Collected material:

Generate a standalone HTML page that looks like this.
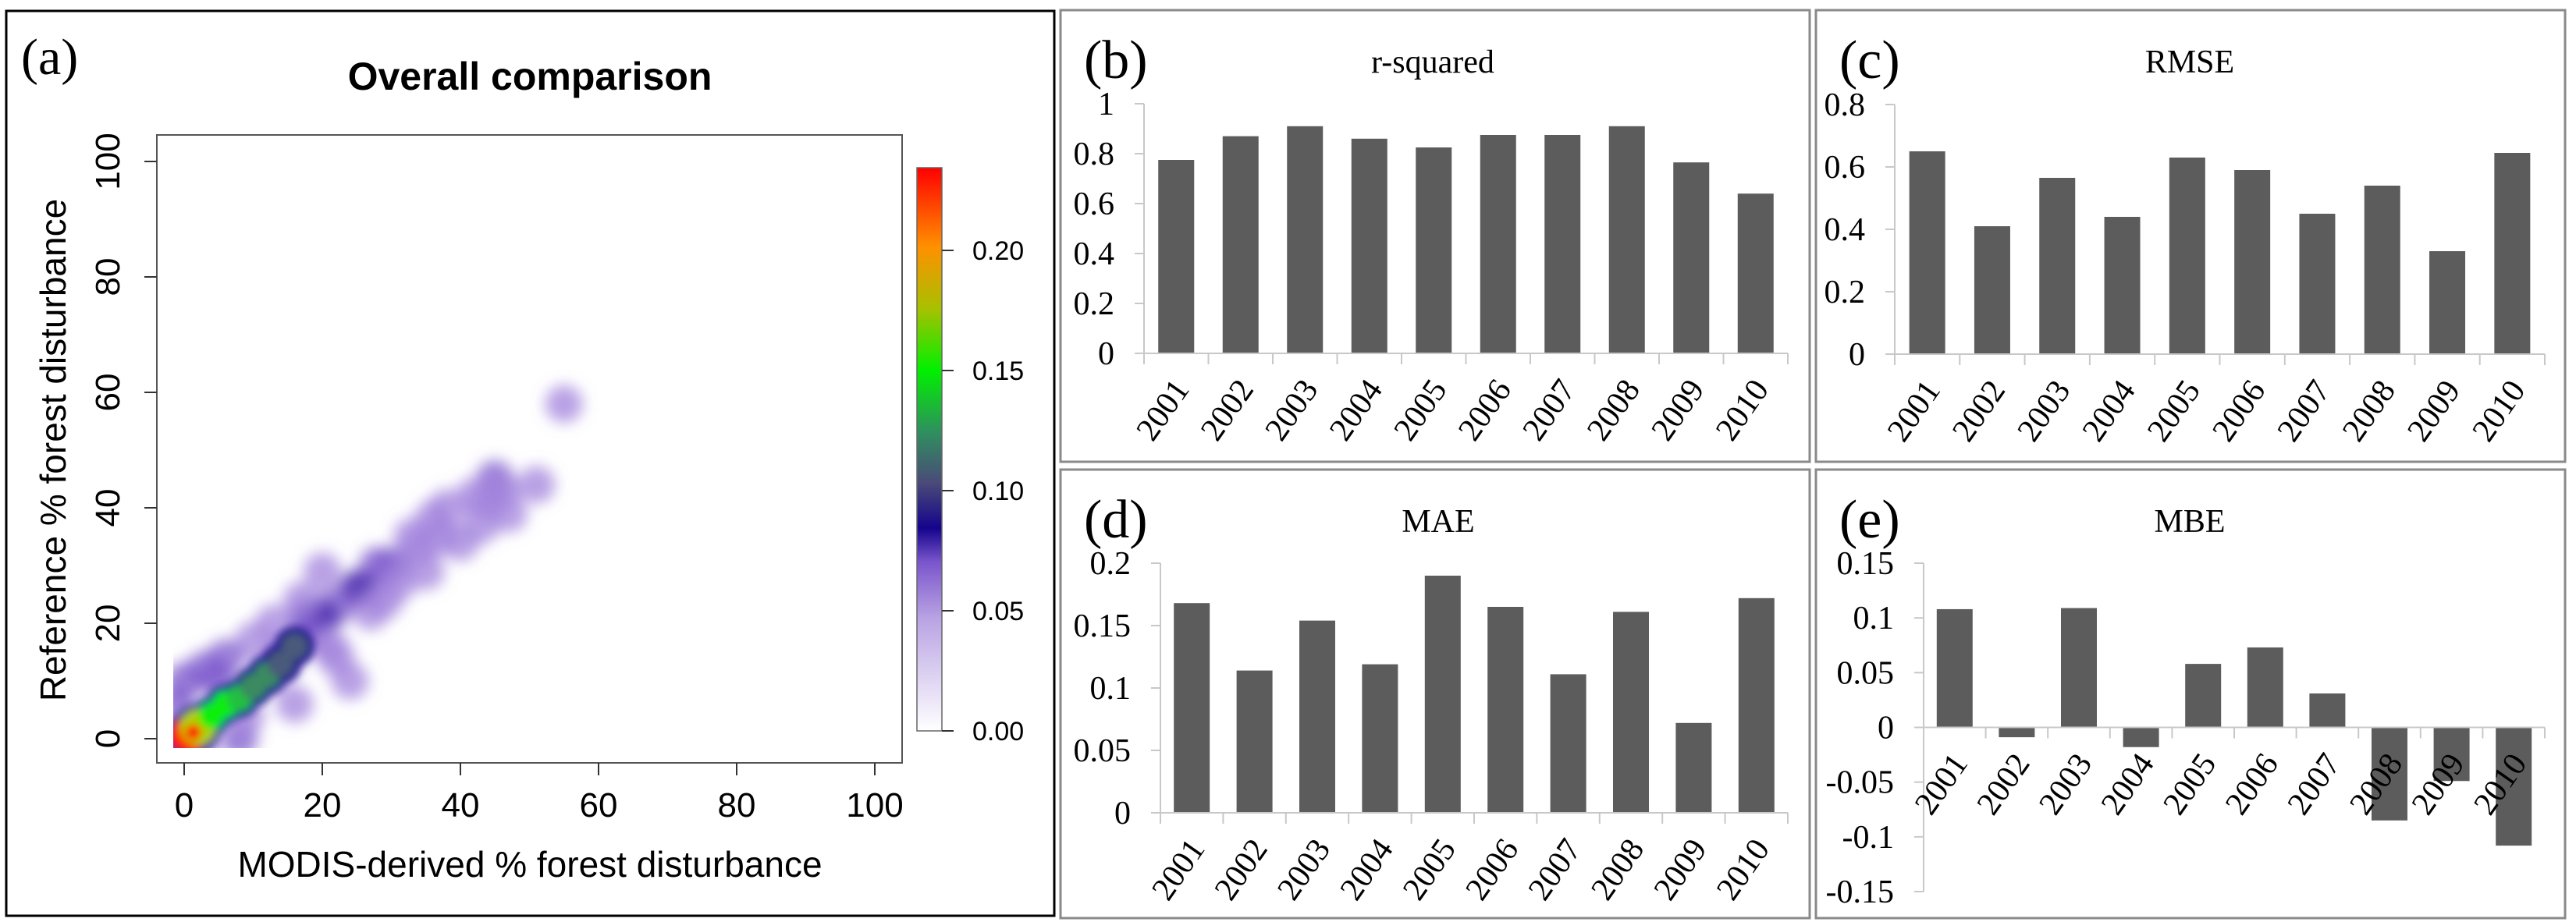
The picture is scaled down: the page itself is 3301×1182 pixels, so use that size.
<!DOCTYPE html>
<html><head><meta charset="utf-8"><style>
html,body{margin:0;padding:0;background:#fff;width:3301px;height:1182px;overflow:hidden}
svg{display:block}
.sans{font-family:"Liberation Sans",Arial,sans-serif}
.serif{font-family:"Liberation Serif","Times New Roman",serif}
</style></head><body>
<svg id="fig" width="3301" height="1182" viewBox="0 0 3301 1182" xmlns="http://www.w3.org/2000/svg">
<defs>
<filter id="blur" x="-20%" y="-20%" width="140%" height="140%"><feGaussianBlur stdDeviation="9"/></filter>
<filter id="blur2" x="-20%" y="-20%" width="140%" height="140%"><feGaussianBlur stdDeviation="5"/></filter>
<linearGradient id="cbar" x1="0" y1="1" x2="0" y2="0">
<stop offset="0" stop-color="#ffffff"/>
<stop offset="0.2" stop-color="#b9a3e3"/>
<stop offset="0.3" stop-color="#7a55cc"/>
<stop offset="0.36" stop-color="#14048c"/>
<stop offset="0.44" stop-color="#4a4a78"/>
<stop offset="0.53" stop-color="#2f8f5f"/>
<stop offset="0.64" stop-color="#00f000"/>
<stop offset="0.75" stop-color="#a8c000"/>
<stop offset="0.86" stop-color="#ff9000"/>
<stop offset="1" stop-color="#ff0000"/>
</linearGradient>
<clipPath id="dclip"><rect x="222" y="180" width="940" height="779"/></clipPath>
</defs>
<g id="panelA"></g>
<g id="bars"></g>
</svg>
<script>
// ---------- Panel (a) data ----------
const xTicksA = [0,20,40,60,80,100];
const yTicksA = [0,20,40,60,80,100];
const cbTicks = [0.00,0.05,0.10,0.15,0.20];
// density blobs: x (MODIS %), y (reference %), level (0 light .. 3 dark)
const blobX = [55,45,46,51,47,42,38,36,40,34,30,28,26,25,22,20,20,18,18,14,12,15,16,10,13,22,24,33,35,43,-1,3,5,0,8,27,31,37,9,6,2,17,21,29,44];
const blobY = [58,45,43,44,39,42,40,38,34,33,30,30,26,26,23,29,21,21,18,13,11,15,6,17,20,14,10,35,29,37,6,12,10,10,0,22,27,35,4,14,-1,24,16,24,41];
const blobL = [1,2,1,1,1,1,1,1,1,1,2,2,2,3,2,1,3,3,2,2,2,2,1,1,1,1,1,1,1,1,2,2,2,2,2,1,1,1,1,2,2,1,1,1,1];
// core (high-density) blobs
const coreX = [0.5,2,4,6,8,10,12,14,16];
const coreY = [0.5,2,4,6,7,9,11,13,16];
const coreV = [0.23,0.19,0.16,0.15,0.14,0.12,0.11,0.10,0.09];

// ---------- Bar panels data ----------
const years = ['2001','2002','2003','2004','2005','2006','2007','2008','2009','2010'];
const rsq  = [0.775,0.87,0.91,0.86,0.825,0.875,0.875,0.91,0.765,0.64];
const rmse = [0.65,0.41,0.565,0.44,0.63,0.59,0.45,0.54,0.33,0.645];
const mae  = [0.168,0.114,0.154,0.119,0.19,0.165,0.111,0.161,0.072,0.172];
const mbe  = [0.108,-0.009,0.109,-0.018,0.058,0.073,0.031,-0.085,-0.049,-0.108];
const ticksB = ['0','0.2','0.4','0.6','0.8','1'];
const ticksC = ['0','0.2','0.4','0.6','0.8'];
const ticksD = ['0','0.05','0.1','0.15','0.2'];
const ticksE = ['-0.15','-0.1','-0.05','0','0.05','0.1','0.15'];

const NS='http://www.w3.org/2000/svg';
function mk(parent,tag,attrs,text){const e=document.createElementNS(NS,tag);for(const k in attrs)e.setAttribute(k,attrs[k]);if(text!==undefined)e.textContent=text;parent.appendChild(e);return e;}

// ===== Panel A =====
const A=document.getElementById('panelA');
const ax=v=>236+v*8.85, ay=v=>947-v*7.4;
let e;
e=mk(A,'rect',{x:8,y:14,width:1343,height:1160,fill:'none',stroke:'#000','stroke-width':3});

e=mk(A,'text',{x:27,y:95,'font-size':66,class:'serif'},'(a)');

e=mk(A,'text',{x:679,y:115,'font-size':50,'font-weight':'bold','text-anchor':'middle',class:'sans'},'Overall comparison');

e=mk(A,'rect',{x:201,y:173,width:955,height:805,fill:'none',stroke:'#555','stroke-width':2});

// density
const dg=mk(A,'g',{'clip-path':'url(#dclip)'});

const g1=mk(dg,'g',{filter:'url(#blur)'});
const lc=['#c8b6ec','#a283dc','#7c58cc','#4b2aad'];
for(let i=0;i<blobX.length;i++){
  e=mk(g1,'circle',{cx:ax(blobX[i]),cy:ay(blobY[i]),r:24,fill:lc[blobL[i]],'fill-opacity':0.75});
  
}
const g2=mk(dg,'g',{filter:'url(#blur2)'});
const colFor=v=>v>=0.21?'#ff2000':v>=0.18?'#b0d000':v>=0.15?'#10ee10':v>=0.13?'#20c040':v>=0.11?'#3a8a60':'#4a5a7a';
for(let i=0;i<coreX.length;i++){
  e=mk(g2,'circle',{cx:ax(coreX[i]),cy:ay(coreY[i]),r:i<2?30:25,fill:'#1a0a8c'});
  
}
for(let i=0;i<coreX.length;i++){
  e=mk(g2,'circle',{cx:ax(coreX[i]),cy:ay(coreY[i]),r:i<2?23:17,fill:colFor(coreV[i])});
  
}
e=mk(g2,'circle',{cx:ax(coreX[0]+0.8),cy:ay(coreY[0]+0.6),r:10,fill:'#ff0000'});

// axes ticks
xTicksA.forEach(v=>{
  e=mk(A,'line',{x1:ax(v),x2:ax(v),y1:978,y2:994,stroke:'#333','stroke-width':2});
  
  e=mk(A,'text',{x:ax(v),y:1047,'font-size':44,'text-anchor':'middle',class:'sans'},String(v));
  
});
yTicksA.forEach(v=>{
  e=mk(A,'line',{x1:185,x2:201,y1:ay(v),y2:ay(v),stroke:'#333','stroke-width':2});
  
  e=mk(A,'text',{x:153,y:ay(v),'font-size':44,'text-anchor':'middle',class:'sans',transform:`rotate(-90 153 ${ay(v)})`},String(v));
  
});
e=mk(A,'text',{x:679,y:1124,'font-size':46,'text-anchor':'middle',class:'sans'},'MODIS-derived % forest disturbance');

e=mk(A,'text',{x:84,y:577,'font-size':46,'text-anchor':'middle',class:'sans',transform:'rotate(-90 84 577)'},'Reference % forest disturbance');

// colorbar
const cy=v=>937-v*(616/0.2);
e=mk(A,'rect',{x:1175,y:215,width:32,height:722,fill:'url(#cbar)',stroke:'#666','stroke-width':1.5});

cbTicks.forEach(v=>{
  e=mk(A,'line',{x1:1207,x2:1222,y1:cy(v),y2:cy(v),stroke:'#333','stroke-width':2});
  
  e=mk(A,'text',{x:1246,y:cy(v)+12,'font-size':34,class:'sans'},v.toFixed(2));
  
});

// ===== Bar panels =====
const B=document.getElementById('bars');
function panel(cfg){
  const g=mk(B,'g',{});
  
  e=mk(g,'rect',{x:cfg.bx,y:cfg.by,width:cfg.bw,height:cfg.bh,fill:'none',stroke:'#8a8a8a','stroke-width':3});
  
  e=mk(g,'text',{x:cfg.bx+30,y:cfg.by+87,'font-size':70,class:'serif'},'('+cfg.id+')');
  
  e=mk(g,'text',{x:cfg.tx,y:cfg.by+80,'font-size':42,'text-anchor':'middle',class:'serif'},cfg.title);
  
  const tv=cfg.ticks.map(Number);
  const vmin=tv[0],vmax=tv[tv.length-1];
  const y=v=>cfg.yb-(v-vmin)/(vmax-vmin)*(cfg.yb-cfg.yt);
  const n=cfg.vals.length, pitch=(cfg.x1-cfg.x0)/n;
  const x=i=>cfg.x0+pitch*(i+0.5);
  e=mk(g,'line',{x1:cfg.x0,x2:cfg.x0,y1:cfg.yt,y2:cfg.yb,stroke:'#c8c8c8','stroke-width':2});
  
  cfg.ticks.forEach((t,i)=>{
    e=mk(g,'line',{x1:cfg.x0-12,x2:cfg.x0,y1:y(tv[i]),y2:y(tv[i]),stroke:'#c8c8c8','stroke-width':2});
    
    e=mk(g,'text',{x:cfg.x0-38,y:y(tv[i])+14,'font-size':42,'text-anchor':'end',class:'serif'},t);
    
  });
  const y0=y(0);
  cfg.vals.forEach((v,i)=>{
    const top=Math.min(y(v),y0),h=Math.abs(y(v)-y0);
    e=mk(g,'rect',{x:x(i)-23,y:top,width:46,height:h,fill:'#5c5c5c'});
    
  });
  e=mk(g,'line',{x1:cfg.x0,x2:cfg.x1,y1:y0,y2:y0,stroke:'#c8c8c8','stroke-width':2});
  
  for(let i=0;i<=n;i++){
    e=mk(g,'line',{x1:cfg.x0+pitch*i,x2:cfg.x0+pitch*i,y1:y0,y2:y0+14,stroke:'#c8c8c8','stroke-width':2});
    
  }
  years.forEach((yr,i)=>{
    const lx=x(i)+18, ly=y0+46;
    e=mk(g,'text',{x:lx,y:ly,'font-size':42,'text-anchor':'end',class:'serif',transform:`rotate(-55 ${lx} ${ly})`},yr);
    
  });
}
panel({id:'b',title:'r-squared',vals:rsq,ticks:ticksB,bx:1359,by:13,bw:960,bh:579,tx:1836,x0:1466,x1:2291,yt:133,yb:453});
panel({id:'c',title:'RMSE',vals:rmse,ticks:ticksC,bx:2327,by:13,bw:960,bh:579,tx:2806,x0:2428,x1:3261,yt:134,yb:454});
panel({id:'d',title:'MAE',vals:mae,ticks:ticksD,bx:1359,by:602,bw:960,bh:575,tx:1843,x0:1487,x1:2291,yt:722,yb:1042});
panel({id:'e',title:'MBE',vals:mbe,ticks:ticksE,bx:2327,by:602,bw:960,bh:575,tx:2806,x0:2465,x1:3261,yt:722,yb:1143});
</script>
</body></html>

Task requirements: Extract each line holding the string "page".

The reply:
Generate a standalone HTML page that looks like this.
The picture is scaled down: the page itself is 3301×1182 pixels, so use that size.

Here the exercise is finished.